Theoretical calculation of the vib-rotational interaction potential and the scattering cross section for the Ar-H2 (D2, T2) collision system

Abstract

Based on the ab initio coupled-cluster CCSD(T) method in quantum mechanics, the charge distribution of Ar atom and its vib-rotational interaction with H2 molecule are calculated using augmented correlation consistent basis sets aug-cc-pV5Z and 3s3p2d1f1g Gaussian bonding function, and the basis set superposition error (BSSE) is eliminated using Boy and Bernardi's full counterpoise method. Afterwards, the analytical expression of the interaction potential of the Ar-H2 system is fitted with Tang-Toennies potential function.
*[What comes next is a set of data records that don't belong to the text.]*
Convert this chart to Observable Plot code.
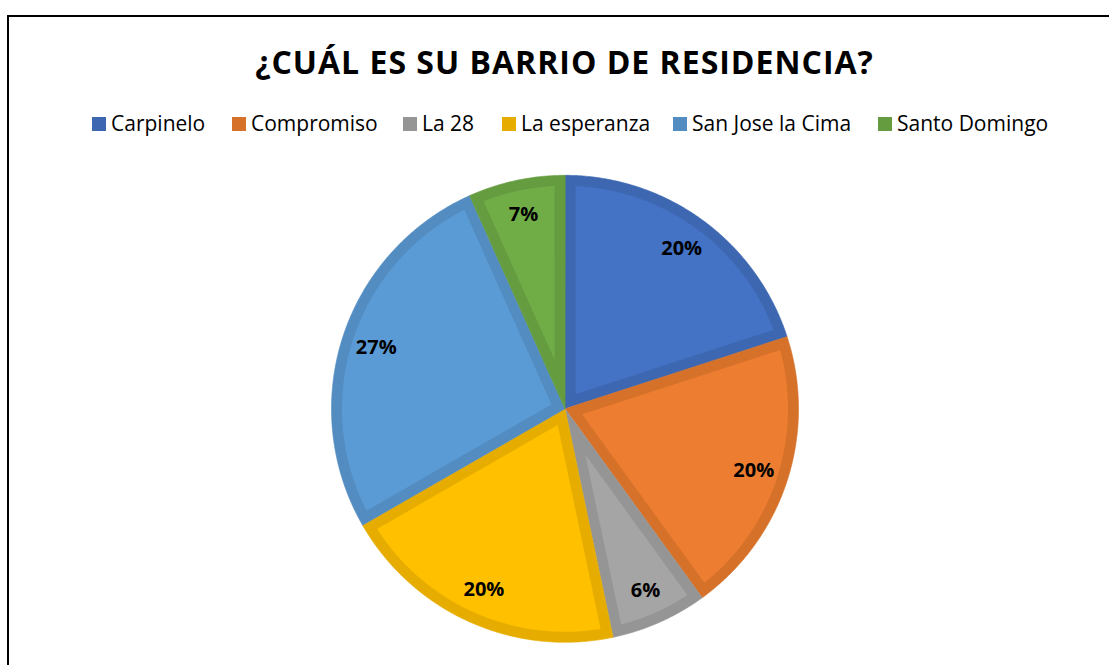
<!DOCTYPE html>
<html><head><meta charset="utf-8">
<script src="https://cdn.jsdelivr.net/npm/d3@7"></script>
<script src="https://cdn.jsdelivr.net/npm/@observablehq/plot@0.6"></script>
<style>
body{margin:0;background:#fff;overflow:hidden;font-family:"Open Sans",sans-serif;color:#000;}
#wrap{position:relative;width:1109px;height:665px;overflow:hidden;}
#frame{position:absolute;left:7px;top:15px;width:1110px;height:700px;border:2px solid #000;box-sizing:border-box;pointer-events:none;}
#head{position:relative;height:160px;}
#title{position:absolute;left:0;width:1129px;top:42px;line-height:40px;text-align:center;font-weight:700;font-size:32px;letter-spacing:1px;white-space:nowrap;}
.sw{position:absolute;top:117px;width:14px;height:14px;}
.lt{position:absolute;top:112px;line-height:22px;font-size:21px;white-space:nowrap;}
#chart svg{display:block;}
</style></head>
<body>
<div id="wrap">
  <div id="head"><div id="title">¿CUÁL ES SU BARRIO DE RESIDENCIA?</div></div>
  <div id="chart"></div>
  <div id="frame"></div>
</div>
<script>
const categories = ["Carpinelo","Compromiso","La 28","La esperanza","San Jose la Cima","Santo Domingo"];
const values = [20, 20, 6.7, 20, 26.6, 6.7];
const labels = ["20%","20%","6%","20%","27%","7%"];
const colors = ["#4472C4","#ED7D31","#A5A5A5","#FFC000","#5B9BD5","#70AD47"];
const borderColors = ["#3D67B0","#D57129","#959595","#E6AD00","#528CC0","#659C40"];
const legendX = [92, 232, 403, 502, 673, 878];

// legend
const head = document.getElementById("head");
categories.forEach((c,i)=>{
  const s=document.createElement("div");s.className="sw";s.style.left=legendX[i]+"px";s.style.background=borderColors[i];head.appendChild(s);
  const t=document.createElement("div");t.className="lt";t.style.left=(legendX[i]+19)+"px";t.textContent=c;head.appendChild(t);
});

// pie geometry (angles clockwise from top)
const pie = d3.pie().sort(null).value(d=>d)(values);
const inset = 0.045;
const step = Math.PI/360;
const outer = [], inner = [], lab = [];
pie.forEach((p,i)=>{
  const name = categories[i];
  const a0 = p.startAngle, a1 = p.endAngle;
  outer.push({name, x:0, y:0});
  for (let a=a0; a<a1; a+=step) outer.push({name, x:Math.sin(a), y:Math.cos(a)});
  outer.push({name, x:Math.sin(a1), y:Math.cos(a1)});
  const th = a1-a0, mid=(a0+a1)/2;
  const R = 1-inset;
  const ap = inset/Math.sin(th/2);
  inner.push({name, x:ap*Math.sin(mid), y:ap*Math.cos(mid)});
  const da = Math.asin(inset/R);
  for (let a=a0+da; a<a1-da; a+=step) inner.push({name, x:R*Math.sin(a), y:R*Math.cos(a)});
  inner.push({name, x:R*Math.sin(a1-da), y:R*Math.cos(a1-da)});
  lab.push({name, text:labels[i], x:0.85*Math.sin(mid), y:0.85*Math.cos(mid)});
});

const marks = [];
categories.forEach((c,i)=>{
  marks.push(Plot.line(outer.filter(d=>d.name===c), {x:"x", y:"y", fill:borderColors[i], stroke:borderColors[i], strokeWidth:0.6, curve:"linear-closed"}));
});
categories.forEach((c,i)=>{
  marks.push(Plot.line(inner.filter(d=>d.name===c), {x:"x", y:"y", fill:colors[i], stroke:"none", curve:"linear-closed"}));
});
marks.push(Plot.text(lab, {x:"x", y:"y", text:"text", fontSize:20, fontWeight:"bold", fill:"#000"}));

const chart = Plot.plot({
  width:1109, height:505,
  marginTop:0, marginBottom:0, marginLeft:0, marginRight:0,
  x:{domain:[-1,1], range:[331,798], axis:null},
  y:{domain:[-1,1], range:[481.8,14.8], axis:null},
  style:{fontFamily:"'Open Sans', sans-serif", background:"transparent"},
  marks
});
document.getElementById("chart").appendChild(chart);
</script>
</body></html>
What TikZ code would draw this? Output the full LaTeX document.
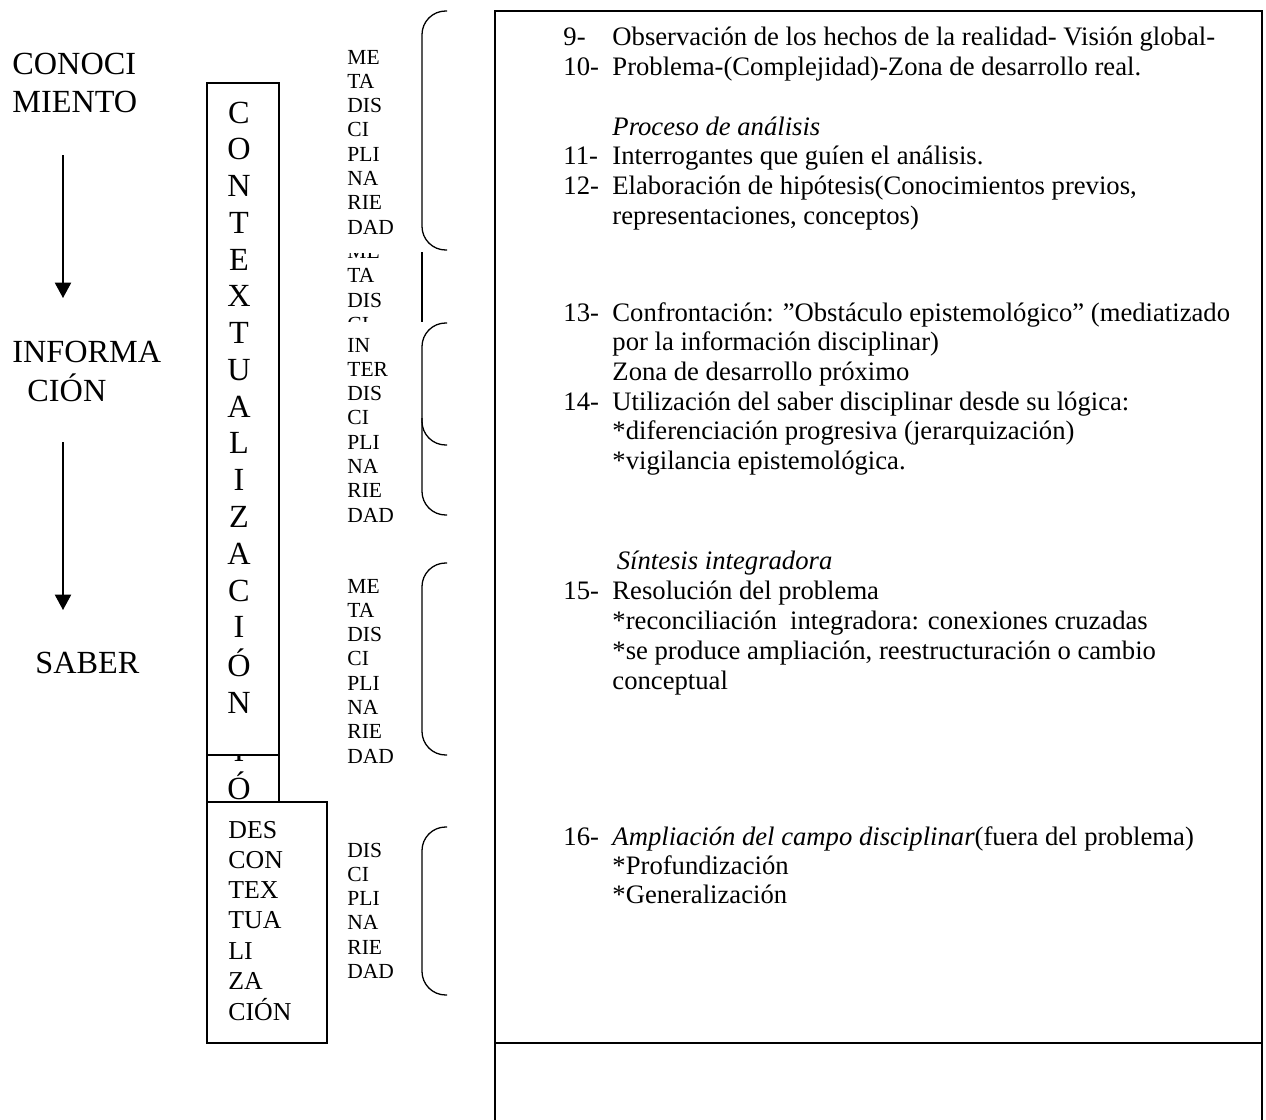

With this interaction potential, the scattering cross section of Ar-H2(D2, T2) collision system is calculated by using close-coupling method when the incident energy of Ar atoms is 83 meV. The calculated differential cross section of Ar-D2 collision system is consistent with the experimental results. Calculated result and analysis show that the dispersion energy plays a key role in the long-range attractive potential scattering, and the exchange energy plays an important role in the short-range repulsive potential scattering. The direction of the radial dipole of the Ar-H2 (D2, T2) collision system is turned twice in the range of impact parameters from 0.27 to 0.47 nm.